EMPLOYMENT APPEAL TRIBUNAL
58 VICTORIA EMBANKMENT, LONDON EC4Y 0DS
             At the Tribunal
             On 17 March 1999

Before

HIS HONOUR JUDGE D M LEVY QC

MR L D COWAN

MR P R A JACQUES CBE



MR C FOWLER T/A ROCKIT RESEARCH GROUP APPELLANT

MR P A REES RESPONDENT


Transcript of Proceedings

JUDGMENT

PRELIMINARY HEARING

© Copyright 1999


    APPEARANCES

     

    For the Appellant MR C FOWLER
    Appellant in person
       


     

    HIS HONOUR JUDGE LEVY QC: In this appeal, Mr Sendall, at the Tribunal on the ELAAS scheme, is attending the Appellant, Mr C Fowler, because Mr Fowler has a sight disability. Mr Fowler's appeal arises in the following circumstances. An employee of Mr Fowler, Mr P A Rees, commenced proceedings in an Industrial Tribunal for damages for breach of contract and claiming that he had been unfairly dismissed. A preliminary point was taken that the employee had not been continuously employed for a period of not less than two years ending with the effective date of termination of his employment. That preliminary point was heard by a full employment tribunal sitting at Caernarfon on 3 November 1998. In Extended Reasons, the point was determined against the employer and in favour of the employee. From that judgment, the employer, trading as Rockit Research Group, appeals.

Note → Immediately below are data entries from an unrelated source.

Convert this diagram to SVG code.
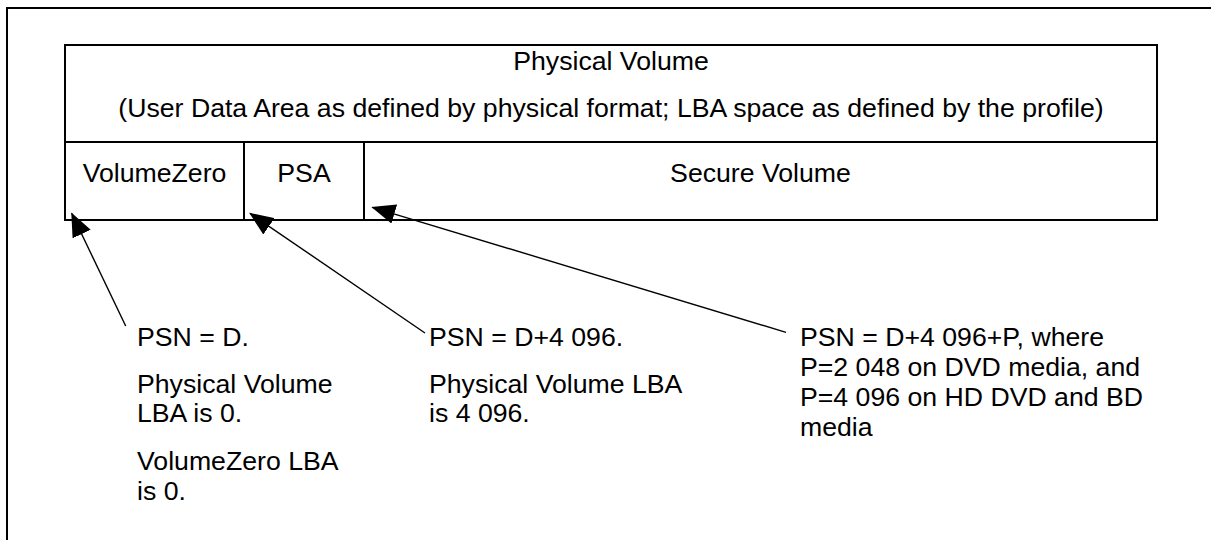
<svg xmlns="http://www.w3.org/2000/svg" width="1211" height="540" viewBox="0 0 1211 540">
  <style>
    text { font-family: "Liberation Sans", Arial, sans-serif; font-size: 26.67px; fill: #000; }
    .c { text-anchor: middle; }
    .box { fill: none; stroke: #000; stroke-width: 2; }
    .conn { stroke: #000; stroke-width: 1.4; fill: none; marker-end: url(#ah); }
  </style>
  <defs>
    <marker id="ah" markerUnits="userSpaceOnUse" markerWidth="24" markerHeight="20" refX="23" refY="10" orient="auto" viewBox="0 0 24 20">
      <path d="M0,0 L24,10 L0,20 z" fill="#000"/>
    </marker>
  </defs>
  <rect width="1211" height="540" fill="#fff"/>
  <g id="frame">
    <rect class="box" x="7" y="8" width="1230" height="560"/>
  </g>
  <g id="physical-volume">
    <rect class="box" x="65" y="45" width="1092" height="97"/>
    <text class="c" x="611" y="70">Physical Volume</text>
    <text class="c" x="611" y="117">(User Data Area as defined by physical format; LBA space as defined by the profile)</text>
  </g>
  <g id="volumezero">
    <rect class="box" x="65" y="142" width="179" height="78"/>
    <text class="c" x="154.5" y="182">VolumeZero</text>
  </g>
  <g id="psa">
    <rect class="box" x="244" y="142" width="120" height="78"/>
    <text class="c" x="304" y="182">PSA</text>
  </g>
  <g id="secure-volume">
    <rect class="box" x="364" y="142" width="793" height="78"/>
    <text class="c" x="760.5" y="182">Secure Volume</text>
  </g>
  <g id="connectors">
    <line class="conn" x1="125.7" y1="326" x2="71.7" y2="213.3"/>
    <line class="conn" x1="425" y1="333" x2="250" y2="213.3"/>
    <line class="conn" x1="786" y1="332.3" x2="372.3" y2="207.3"/>
  </g>
  <g id="label-volumezero">
    <text x="137" y="346">PSN = D.</text>
    <text x="137" y="393">Physical Volume</text>
    <text x="137" y="422">LBA is 0.</text>
    <text x="137" y="470">VolumeZero LBA</text>
    <text x="137" y="500">is 0.</text>
  </g>
  <g id="label-psa">
    <text x="429" y="346">PSN = D+4 096.</text>
    <text x="429" y="393">Physical Volume LBA</text>
    <text x="429" y="422">is 4 096.</text>
  </g>
  <g id="label-secure">
    <text x="800" y="345.5">PSN = D+4 096+P, where</text>
    <text x="800" y="375.5">P=2 048 on DVD media, and</text>
    <text x="800" y="405.5">P=4 096 on HD DVD and BD</text>
    <text x="800" y="435.5">media</text>
  </g>
</svg>
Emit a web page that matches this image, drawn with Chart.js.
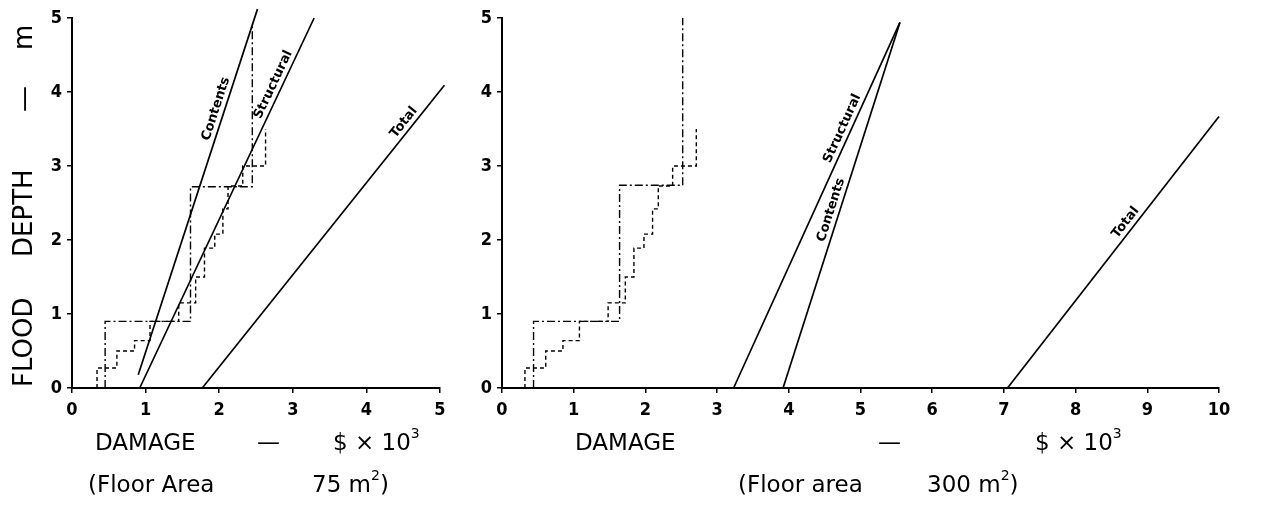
<!DOCTYPE html>
<html>
<head>
<meta charset="utf-8">
<title>Flood depth - damage curves</title>
<script src="https://cdn.jsdelivr.net/npm/chart.js@4.4.1/dist/chart.umd.min.js"></script>
<style>
  body { margin: 0; background: #fff; width: 1261px; height: 511px; position: relative; overflow: hidden;
         font-family: "DejaVu Sans", sans-serif; color: #000; }
  canvas { position: absolute; top: 0; }
  #small { left: 0; }
  #large { left: 470px; }
  .cap { position: absolute; font-size: 23px; line-height: 1; white-space: pre; }
  .cap sup { font-size: 14px; vertical-align: baseline; position: relative; top: -12px; }
  .ytitle { position: absolute; font-size: 26px; line-height: 1; white-space: pre;
            transform: rotate(-90deg); transform-origin: 0 0; }
</style>
</head>
<body>
<canvas id="small" width="470" height="511"></canvas>
<canvas id="large" width="791" height="511"></canvas>

<span class="ytitle" style="left:10px; top:387px">FLOOD</span>
<span class="ytitle" style="left:10px; top:257px">DEPTH</span>
<span class="ytitle" style="left:10px; top:112px">—</span>
<span class="ytitle" style="left:10px; top:50px">m</span>

<span class="cap" style="left:95px; top:431px">DAMAGE</span>
<span class="cap" style="left:257px; top:431px">—</span>
<span class="cap" style="left:333px; top:431px">$ × 10<sup>3</sup></span>
<span class="cap" style="left:88px; top:473px">(Floor Area</span>
<span class="cap" style="left:312px; top:473px">75 m<sup>2</sup>)</span>

<span class="cap" style="left:575px; top:431px">DAMAGE</span>
<span class="cap" style="left:878px; top:431px">—</span>
<span class="cap" style="left:1035px; top:431px">$ × 10<sup>3</sup></span>
<span class="cap" style="left:738px; top:473px">(Floor area</span>
<span class="cap" style="left:927px; top:473px">300 m<sup>2</sup>)</span>

<script>
// depth levels of the surveyed staircase curves (m)
const stepDepth = [0, 0.27, 0.50, 0.64, 0.90, 1.15, 1.50, 1.89, 2.08, 2.42, 2.73, 3.00, 3.50];

// 75 m2 house ($ x 1000)
const smallStepDamage = [0.34, 0.61, 0.85, 1.06, 1.45, 1.68, 1.80, 1.94, 2.05, 2.12, 2.32, 2.63, 2.63];
const smallAltDamage = [0.45, 1.61, 2.45, 2.45];
const smallAltDepth = [0, 0.90, 2.72, 4.93];
const smallContentsDamage = [0.90, 2.52];
const smallContentsDepth = [0.18, 5.12];
const smallStructDamage = [0.92, 3.29];
const smallStructDepth = [0, 5.0];
const smallTotalDamage = [1.77, 5.06];
const smallTotalDepth = [0, 4.09];

// 300 m2 house ($ x 1000)
const largeStepDamage = [0.32, 0.61, 0.85, 1.08, 1.48, 1.72, 1.84, 1.98, 2.10, 2.18, 2.38, 2.71, 2.71];
const largeAltDamage = [0.44, 1.64, 2.52, 2.52];
const largeAltDepth = [0, 0.90, 2.74, 5.0];
const largeStructDamage = [3.23, 5.55];
const largeStructDepth = [0, 4.94];
const largeContentsDamage = [3.92, 5.55];
const largeContentsDepth = [0, 4.94];
const largeTotalDamage = [7.05, 10.0];
const largeTotalDepth = [0, 3.67];

const depthMax = 5;
const smallDamageMax = 5;
const largeDamageMax = 10;

const pairs = (xs, ys) => xs.map((x, i) => ({ x, y: ys[i] }));

// writes a dataset's name along its straight line, tilted to match it
const lineTags = {
  id: "lineTags",
  afterDatasetsDraw(chart) {
    const ctx = chart.ctx;
    chart.data.datasets.forEach((ds, i) => {
      if (!ds.tag) return;
      const pts = chart.getDatasetMeta(i).data;
      const a = pts[0];
      const b = pts[pts.length - 1];
      const ang = Math.atan2(b.y - a.y, b.x - a.x);
      ctx.save();
      ctx.translate(a.x + (b.x - a.x) * ds.tagAt, a.y + (b.y - a.y) * ds.tagAt);
      ctx.rotate(ang);
      ctx.font = 'bold 13px "DejaVu Sans"';
      ctx.fillStyle = "#000";
      ctx.textAlign = "center";
      ctx.textBaseline = "bottom";
      ctx.fillText(ds.tag, 0, -2);
      ctx.restore();
    });
  },
};

const solid = (data, tag, tagAt) => ({
  data, tag, tagAt,
  borderColor: "#000", borderWidth: 1.7, pointRadius: 0, clip: false,
});

const stairs = (data, dash) => ({
  data,
  stepped: "after",
  borderColor: "#000", borderWidth: 1.4, borderDash: dash, pointRadius: 0, clip: false,
});

const tickFont = { family: "DejaVu Sans Condensed", size: 18, weight: "bold" };

const axis = (max, extra) => ({
  type: "linear",
  min: 0,
  max,
  border: { display: true, color: "#000", width: 2 },
  grid: { display: true, drawOnChartArea: false, drawTicks: true, tickLength: 5, color: "#000", lineWidth: 1.5 },
  ...extra,
});

const makeChart = (canvas, datasets, damageMax, yWidth, padRight) =>
  new Chart(canvas, {
    type: "line",
    data: { datasets },
    options: {
      responsive: false,
      animation: false,
      events: [],
      layout: { padding: { left: 0, right: padRight, top: 18, bottom: 0 } },
      plugins: { legend: { display: false }, tooltip: { enabled: false } },
      scales: {
        x: axis(damageMax, {
          afterFit: (s) => { s.height = 123; },
          ticks: { stepSize: 1, color: "#000", padding: 7, maxRotation: 0, font: tickFont },
        }),
        y: axis(depthMax, {
          afterFit: (s) => { s.width = yWidth; },
          ticks: { stepSize: 1, color: "#000", padding: 5, font: tickFont },
        }),
      },
    },
    plugins: [lineTags],
  });

makeChart(document.getElementById("small"), [
  stairs(pairs(smallStepDamage, stepDepth), [4, 3]),
  stairs(pairs(smallAltDamage, smallAltDepth), [8, 3, 2, 3]),
  solid(pairs(smallContentsDamage, smallContentsDepth), "Contents", 0.72),
  solid(pairs(smallStructDamage, smallStructDepth), "Structural", 0.81),
  solid(pairs(smallTotalDamage, smallTotalDepth), "Total", 0.86),
], smallDamageMax, 72, 30);

makeChart(document.getElementById("large"), [
  stairs(pairs(largeStepDamage, stepDepth), [4, 3]),
  stairs(pairs(largeAltDamage, largeAltDepth), [8, 3, 2, 3]),
  solid(pairs(largeStructDamage, largeStructDepth), "Structural", 0.70),
  solid(pairs(largeContentsDamage, largeContentsDepth), "Contents", 0.48),
  solid(pairs(largeTotalDamage, largeTotalDepth), "Total", 0.59),
], largeDamageMax, 32, 42);
</script>
</body>
</html>
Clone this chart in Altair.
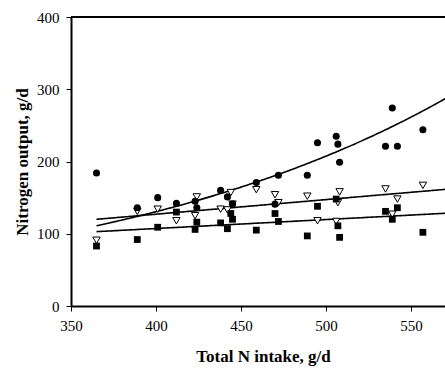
import altair as alt
import pandas as pd

# Total N intake (g/d) and N output (g/d) for each fraction
circle_intake = [365, 389, 401, 412, 423, 424, 438, 442, 445, 459, 470,
                 472, 489, 495, 506, 507, 508, 535, 539, 542, 557]
circle_output = [184, 136, 150, 142, 145, 136, 160, 151, 141, 171, 141,
                 181, 181, 226, 235, 224, 199, 221, 274, 221, 244]

triangle_intake = [365, 389, 401, 412, 423, 424, 438, 442, 444, 445, 459,
                   470, 472, 489, 495, 506, 507, 508, 535, 539, 542, 557]
triangle_output = [91, 131, 134, 118, 125, 151, 134, 133, 157, 141, 161,
                   154, 143, 152, 118, 117, 143, 158, 162, 127, 148, 167]

square_intake = [365, 389, 401, 412, 423, 424, 438, 442, 444, 445, 459,
                 470, 472, 489, 495, 506, 507, 508, 535, 539, 542, 557]
square_output = [83, 92, 109, 130, 106, 116, 115, 107, 128, 120, 105,
                 128, 117, 97, 138, 148, 111, 95, 131, 120, 136, 102]

x_ticks = [350, 400, 450, 500, 550]
y_ticks = [0, 50, 100, 150, 200, 250, 300, 350, 400]

# Fitted response curves, referenced to an intake of 365 g/d:
# exponential for the circles, straight lines for triangles and squares
FIT_X0 = 365
circle_fit = {"a": 111.0, "b": 0.00463}
triangle_fit = {"a": 120.0, "b": 0.202}
square_fit = {"a": 102.9, "b": 0.124}

df_circle = pd.DataFrame({"intake": circle_intake, "output": circle_output})
df_triangle = pd.DataFrame({"intake": triangle_intake, "output": triangle_output})
df_square = pd.DataFrame({"intake": square_intake, "output": square_output})

FONT = "'Liberation Serif', 'Times New Roman', 'DejaVu Serif', serif"

x_enc = alt.X(
    "intake:Q",
    scale=alt.Scale(domain=[350, 570], nice=False, zero=False),
    axis=alt.Axis(values=x_ticks, title="Total N intake, g/d", titleX=192),
)
y_enc = alt.Y(
    "output:Q",
    scale=alt.Scale(domain=[0, 400], nice=False),
    axis=alt.Axis(values=y_ticks, title="Nitrogen output, g/d", titleX=-40),
)

circles = alt.Chart(df_circle).mark_point(
    shape="circle", filled=True, color="black", size=50, opacity=1
).encode(x=x_enc, y=y_enc)

squares = alt.Chart(df_square).mark_point(
    shape="square", filled=True, color="black", size=46, opacity=1
).encode(x=x_enc, y=y_enc)

triangles = alt.Chart(df_triangle).mark_point(
    shape="triangle-down", filled=True, fill="white", stroke="black",
    strokeWidth=1, size=55, opacity=1
).encode(x=x_enc, y=y_enc)


def fit_curve(params, kind):
    if kind == "exp":
        expr = f"{params['a']} * exp({params['b']} * (datum.intake - {FIT_X0}))"
    else:
        expr = f"{params['a']} + {params['b']} * (datum.intake - {FIT_X0})"
    return alt.Chart(alt.sequence(FIT_X0, 572, 1, as_="intake")).transform_calculate(
        output=expr
    ).mark_line(color="black", strokeWidth=1.6, clip=True).encode(
        x=alt.X("intake:Q"), y=alt.Y("output:Q")
    )


top_border = alt.Chart(pd.DataFrame({"v": [400]})).mark_rule(
    color="black", strokeWidth=2
).encode(y=alt.Y("v:Q"))

chart = alt.layer(
    fit_curve(circle_fit, "exp"),
    fit_curve(triangle_fit, "linear"),
    fit_curve(square_fit, "linear"),
    triangles,
    squares,
    circles,
    top_border,
).properties(
    width=374,
    height=289,
    autosize="none",
    padding={"left": 71, "top": 17, "right": 0, "bottom": 63},
).configure_view(
    stroke=None
).configure_axis(
    grid=False,
    domainColor="black",
    domainWidth=2,
    tickColor="black",
    tickWidth=1,
    tickSize=5,
    labelFlush=False,
    labelFont=FONT,
    labelFontSize=15,
    labelColor="black",
    titleFont=FONT,
    titleFontSize=17,
    titleFontWeight="bold",
    titleColor="black",
).configure_axisX(
    labelPadding=7,
    titlePadding=15,
).configure_axisY(
    labelPadding=7,
)

chart.save("out.html", embed_options={"renderer": "svg", "actions": False})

    We have explained to Mr Fowler that where a question of fact is determined by an Industrial Tribunal properly addressing itself on the appropriate law and they reach a conclusion, this Tribunal cannot interfere with the decision. It is our judgment, having looked at the Extended Reasons with some care, that the Industrial Tribunal did properly address the law and came to a finding of facts on that law, which is one which perhaps other Tribunals would not have reached but one which certainly an Industrial Tribunal was entitled to reach.

    In these circumstances, this appeal has no prospects of success. Accordingly, we determine it by dismissing it at this stage.